• [INFORMATION PROVIDED]
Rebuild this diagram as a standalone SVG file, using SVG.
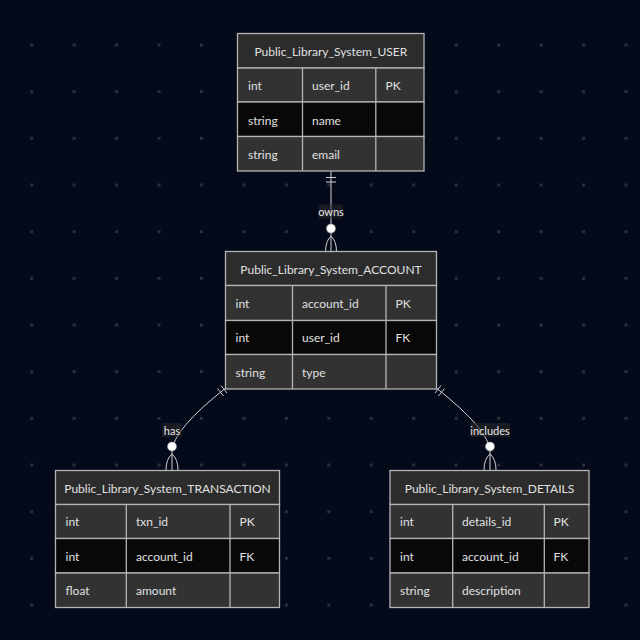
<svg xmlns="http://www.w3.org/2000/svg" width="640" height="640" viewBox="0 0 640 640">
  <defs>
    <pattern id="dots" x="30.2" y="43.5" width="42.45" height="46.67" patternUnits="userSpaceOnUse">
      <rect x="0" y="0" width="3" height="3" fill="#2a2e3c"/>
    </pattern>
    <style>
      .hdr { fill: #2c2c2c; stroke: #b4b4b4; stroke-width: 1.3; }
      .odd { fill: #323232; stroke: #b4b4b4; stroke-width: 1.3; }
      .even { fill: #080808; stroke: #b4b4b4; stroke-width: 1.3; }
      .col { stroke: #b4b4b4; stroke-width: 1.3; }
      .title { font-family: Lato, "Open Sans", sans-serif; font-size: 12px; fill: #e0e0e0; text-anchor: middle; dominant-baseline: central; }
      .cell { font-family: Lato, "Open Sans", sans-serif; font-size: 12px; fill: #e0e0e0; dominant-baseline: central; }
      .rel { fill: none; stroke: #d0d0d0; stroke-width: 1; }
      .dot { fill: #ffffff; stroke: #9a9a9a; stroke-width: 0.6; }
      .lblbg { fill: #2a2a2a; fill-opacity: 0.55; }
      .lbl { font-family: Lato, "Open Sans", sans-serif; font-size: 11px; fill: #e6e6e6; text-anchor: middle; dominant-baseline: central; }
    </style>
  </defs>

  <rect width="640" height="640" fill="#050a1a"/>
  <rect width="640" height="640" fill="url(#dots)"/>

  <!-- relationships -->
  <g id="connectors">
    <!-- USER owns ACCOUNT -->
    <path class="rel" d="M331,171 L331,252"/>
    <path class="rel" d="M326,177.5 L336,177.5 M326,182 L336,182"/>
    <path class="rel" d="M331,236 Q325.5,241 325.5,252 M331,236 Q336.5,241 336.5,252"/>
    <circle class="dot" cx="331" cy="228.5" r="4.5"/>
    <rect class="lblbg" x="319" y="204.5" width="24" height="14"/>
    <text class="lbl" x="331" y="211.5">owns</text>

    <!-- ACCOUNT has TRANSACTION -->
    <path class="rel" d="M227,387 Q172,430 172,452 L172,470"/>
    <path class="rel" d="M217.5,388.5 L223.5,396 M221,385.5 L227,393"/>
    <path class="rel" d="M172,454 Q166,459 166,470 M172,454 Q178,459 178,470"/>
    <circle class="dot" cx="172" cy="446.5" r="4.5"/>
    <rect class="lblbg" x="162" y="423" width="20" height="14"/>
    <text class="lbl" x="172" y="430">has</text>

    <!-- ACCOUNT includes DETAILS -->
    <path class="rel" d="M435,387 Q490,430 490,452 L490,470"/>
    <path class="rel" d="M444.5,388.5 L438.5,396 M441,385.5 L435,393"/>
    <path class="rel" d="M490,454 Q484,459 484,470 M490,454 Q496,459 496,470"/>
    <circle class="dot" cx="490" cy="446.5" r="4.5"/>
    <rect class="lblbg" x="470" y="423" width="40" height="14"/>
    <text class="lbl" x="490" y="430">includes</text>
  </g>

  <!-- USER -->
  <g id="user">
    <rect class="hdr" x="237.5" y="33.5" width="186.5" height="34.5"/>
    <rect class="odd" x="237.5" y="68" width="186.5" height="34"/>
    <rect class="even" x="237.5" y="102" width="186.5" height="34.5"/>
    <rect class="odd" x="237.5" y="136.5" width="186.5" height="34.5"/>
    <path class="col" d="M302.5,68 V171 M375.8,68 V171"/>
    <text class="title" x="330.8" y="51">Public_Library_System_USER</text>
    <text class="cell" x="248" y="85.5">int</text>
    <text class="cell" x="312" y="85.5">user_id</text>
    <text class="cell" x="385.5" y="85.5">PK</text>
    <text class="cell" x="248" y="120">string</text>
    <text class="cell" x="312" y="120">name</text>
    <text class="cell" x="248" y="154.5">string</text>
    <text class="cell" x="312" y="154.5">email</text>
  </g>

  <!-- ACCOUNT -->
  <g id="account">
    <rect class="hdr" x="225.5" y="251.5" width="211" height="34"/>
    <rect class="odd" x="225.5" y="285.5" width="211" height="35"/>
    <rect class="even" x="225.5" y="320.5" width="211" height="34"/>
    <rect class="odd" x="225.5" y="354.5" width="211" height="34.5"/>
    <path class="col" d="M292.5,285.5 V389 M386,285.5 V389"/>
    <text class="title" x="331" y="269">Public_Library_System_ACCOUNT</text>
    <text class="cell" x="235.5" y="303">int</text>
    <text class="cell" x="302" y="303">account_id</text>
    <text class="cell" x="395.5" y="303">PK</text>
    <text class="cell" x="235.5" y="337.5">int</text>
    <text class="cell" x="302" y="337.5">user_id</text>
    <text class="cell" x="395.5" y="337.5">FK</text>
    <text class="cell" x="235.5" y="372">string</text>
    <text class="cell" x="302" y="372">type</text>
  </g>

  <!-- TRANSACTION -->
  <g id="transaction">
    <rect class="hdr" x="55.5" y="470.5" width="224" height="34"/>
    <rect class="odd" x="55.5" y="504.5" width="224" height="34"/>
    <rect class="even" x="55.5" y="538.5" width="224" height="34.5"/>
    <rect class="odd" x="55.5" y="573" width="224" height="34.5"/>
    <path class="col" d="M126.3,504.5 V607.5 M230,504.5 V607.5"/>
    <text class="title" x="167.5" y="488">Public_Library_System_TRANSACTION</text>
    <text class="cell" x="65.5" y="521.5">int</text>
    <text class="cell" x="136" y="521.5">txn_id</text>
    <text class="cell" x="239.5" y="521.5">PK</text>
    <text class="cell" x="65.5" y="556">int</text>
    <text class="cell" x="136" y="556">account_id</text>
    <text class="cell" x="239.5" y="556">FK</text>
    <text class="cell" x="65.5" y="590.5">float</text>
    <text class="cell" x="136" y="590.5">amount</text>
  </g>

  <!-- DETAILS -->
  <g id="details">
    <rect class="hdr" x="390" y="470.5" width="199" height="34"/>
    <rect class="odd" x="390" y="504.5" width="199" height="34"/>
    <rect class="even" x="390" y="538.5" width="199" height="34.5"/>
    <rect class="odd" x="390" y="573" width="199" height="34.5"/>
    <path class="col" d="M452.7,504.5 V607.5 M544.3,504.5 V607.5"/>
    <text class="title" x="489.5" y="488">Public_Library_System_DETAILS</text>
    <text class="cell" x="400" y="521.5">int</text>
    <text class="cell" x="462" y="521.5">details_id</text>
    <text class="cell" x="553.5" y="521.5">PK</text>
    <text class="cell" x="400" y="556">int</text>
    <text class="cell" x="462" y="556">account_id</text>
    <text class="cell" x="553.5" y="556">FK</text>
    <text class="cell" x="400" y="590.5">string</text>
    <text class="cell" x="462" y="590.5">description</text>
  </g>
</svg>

• [INSTRUCTIONS FOR THE TASK]
Return the full material word for word. Do not include the pictures.

• [ANSWER TO THE PROBLEM]
Rebuild this diagram as a standalone SVG file, using SVG.
<svg xmlns="http://www.w3.org/2000/svg" width="640" height="640" viewBox="0 0 640 640">
  <defs>
    <pattern id="dots" x="30.2" y="43.5" width="42.45" height="46.67" patternUnits="userSpaceOnUse">
      <rect x="0" y="0" width="3" height="3" fill="#2a2e3c"/>
    </pattern>
    <style>
      .hdr { fill: #2c2c2c; stroke: #b4b4b4; stroke-width: 1.3; }
      .odd { fill: #323232; stroke: #b4b4b4; stroke-width: 1.3; }
      .even { fill: #080808; stroke: #b4b4b4; stroke-width: 1.3; }
      .col { stroke: #b4b4b4; stroke-width: 1.3; }
      .title { font-family: Lato, "Open Sans", sans-serif; font-size: 12px; fill: #e0e0e0; text-anchor: middle; dominant-baseline: central; }
      .cell { font-family: Lato, "Open Sans", sans-serif; font-size: 12px; fill: #e0e0e0; dominant-baseline: central; }
      .rel { fill: none; stroke: #d0d0d0; stroke-width: 1; }
      .dot { fill: #ffffff; stroke: #9a9a9a; stroke-width: 0.6; }
      .lblbg { fill: #2a2a2a; fill-opacity: 0.55; }
      .lbl { font-family: Lato, "Open Sans", sans-serif; font-size: 11px; fill: #e6e6e6; text-anchor: middle; dominant-baseline: central; }
    </style>
  </defs>

  <rect width="640" height="640" fill="#050a1a"/>
  <rect width="640" height="640" fill="url(#dots)"/>

  <!-- relationships -->
  <g id="connectors">
    <!-- USER owns ACCOUNT -->
    <path class="rel" d="M331,171 L331,252"/>
    <path class="rel" d="M326,177.5 L336,177.5 M326,182 L336,182"/>
    <path class="rel" d="M331,236 Q325.5,241 325.5,252 M331,236 Q336.5,241 336.5,252"/>
    <circle class="dot" cx="331" cy="228.5" r="4.5"/>
    <rect class="lblbg" x="319" y="204.5" width="24" height="14"/>
    <text class="lbl" x="331" y="211.5">owns</text>

    <!-- ACCOUNT has TRANSACTION -->
    <path class="rel" d="M227,387 Q172,430 172,452 L172,470"/>
    <path class="rel" d="M217.5,388.5 L223.5,396 M221,385.5 L227,393"/>
    <path class="rel" d="M172,454 Q166,459 166,470 M172,454 Q178,459 178,470"/>
    <circle class="dot" cx="172" cy="446.5" r="4.5"/>
    <rect class="lblbg" x="162" y="423" width="20" height="14"/>
    <text class="lbl" x="172" y="430">has</text>

    <!-- ACCOUNT includes DETAILS -->
    <path class="rel" d="M435,387 Q490,430 490,452 L490,470"/>
    <path class="rel" d="M444.5,388.5 L438.5,396 M441,385.5 L435,393"/>
    <path class="rel" d="M490,454 Q484,459 484,470 M490,454 Q496,459 496,470"/>
    <circle class="dot" cx="490" cy="446.5" r="4.5"/>
    <rect class="lblbg" x="470" y="423" width="40" height="14"/>
    <text class="lbl" x="490" y="430">includes</text>
  </g>

  <!-- USER -->
  <g id="user">
    <rect class="hdr" x="237.5" y="33.5" width="186.5" height="34.5"/>
    <rect class="odd" x="237.5" y="68" width="186.5" height="34"/>
    <rect class="even" x="237.5" y="102" width="186.5" height="34.5"/>
    <rect class="odd" x="237.5" y="136.5" width="186.5" height="34.5"/>
    <path class="col" d="M302.5,68 V171 M375.8,68 V171"/>
    <text class="title" x="330.8" y="51">Public_Library_System_USER</text>
    <text class="cell" x="248" y="85.5">int</text>
    <text class="cell" x="312" y="85.5">user_id</text>
    <text class="cell" x="385.5" y="85.5">PK</text>
    <text class="cell" x="248" y="120">string</text>
    <text class="cell" x="312" y="120">name</text>
    <text class="cell" x="248" y="154.5">string</text>
    <text class="cell" x="312" y="154.5">email</text>
  </g>

  <!-- ACCOUNT -->
  <g id="account">
    <rect class="hdr" x="225.5" y="251.5" width="211" height="34"/>
    <rect class="odd" x="225.5" y="285.5" width="211" height="35"/>
    <rect class="even" x="225.5" y="320.5" width="211" height="34"/>
    <rect class="odd" x="225.5" y="354.5" width="211" height="34.5"/>
    <path class="col" d="M292.5,285.5 V389 M386,285.5 V389"/>
    <text class="title" x="331" y="269">Public_Library_System_ACCOUNT</text>
    <text class="cell" x="235.5" y="303">int</text>
    <text class="cell" x="302" y="303">account_id</text>
    <text class="cell" x="395.5" y="303">PK</text>
    <text class="cell" x="235.5" y="337.5">int</text>
    <text class="cell" x="302" y="337.5">user_id</text>
    <text class="cell" x="395.5" y="337.5">FK</text>
    <text class="cell" x="235.5" y="372">string</text>
    <text class="cell" x="302" y="372">type</text>
  </g>

  <!-- TRANSACTION -->
  <g id="transaction">
    <rect class="hdr" x="55.5" y="470.5" width="224" height="34"/>
    <rect class="odd" x="55.5" y="504.5" width="224" height="34"/>
    <rect class="even" x="55.5" y="538.5" width="224" height="34.5"/>
    <rect class="odd" x="55.5" y="573" width="224" height="34.5"/>
    <path class="col" d="M126.3,504.5 V607.5 M230,504.5 V607.5"/>
    <text class="title" x="167.5" y="488">Public_Library_System_TRANSACTION</text>
    <text class="cell" x="65.5" y="521.5">int</text>
    <text class="cell" x="136" y="521.5">txn_id</text>
    <text class="cell" x="239.5" y="521.5">PK</text>
    <text class="cell" x="65.5" y="556">int</text>
    <text class="cell" x="136" y="556">account_id</text>
    <text class="cell" x="239.5" y="556">FK</text>
    <text class="cell" x="65.5" y="590.5">float</text>
    <text class="cell" x="136" y="590.5">amount</text>
  </g>

  <!-- DETAILS -->
  <g id="details">
    <rect class="hdr" x="390" y="470.5" width="199" height="34"/>
    <rect class="odd" x="390" y="504.5" width="199" height="34"/>
    <rect class="even" x="390" y="538.5" width="199" height="34.5"/>
    <rect class="odd" x="390" y="573" width="199" height="34.5"/>
    <path class="col" d="M452.7,504.5 V607.5 M544.3,504.5 V607.5"/>
    <text class="title" x="489.5" y="488">Public_Library_System_DETAILS</text>
    <text class="cell" x="400" y="521.5">int</text>
    <text class="cell" x="462" y="521.5">details_id</text>
    <text class="cell" x="553.5" y="521.5">PK</text>
    <text class="cell" x="400" y="556">int</text>
    <text class="cell" x="462" y="556">account_id</text>
    <text class="cell" x="553.5" y="556">FK</text>
    <text class="cell" x="400" y="590.5">string</text>
    <text class="cell" x="462" y="590.5">description</text>
  </g>
</svg>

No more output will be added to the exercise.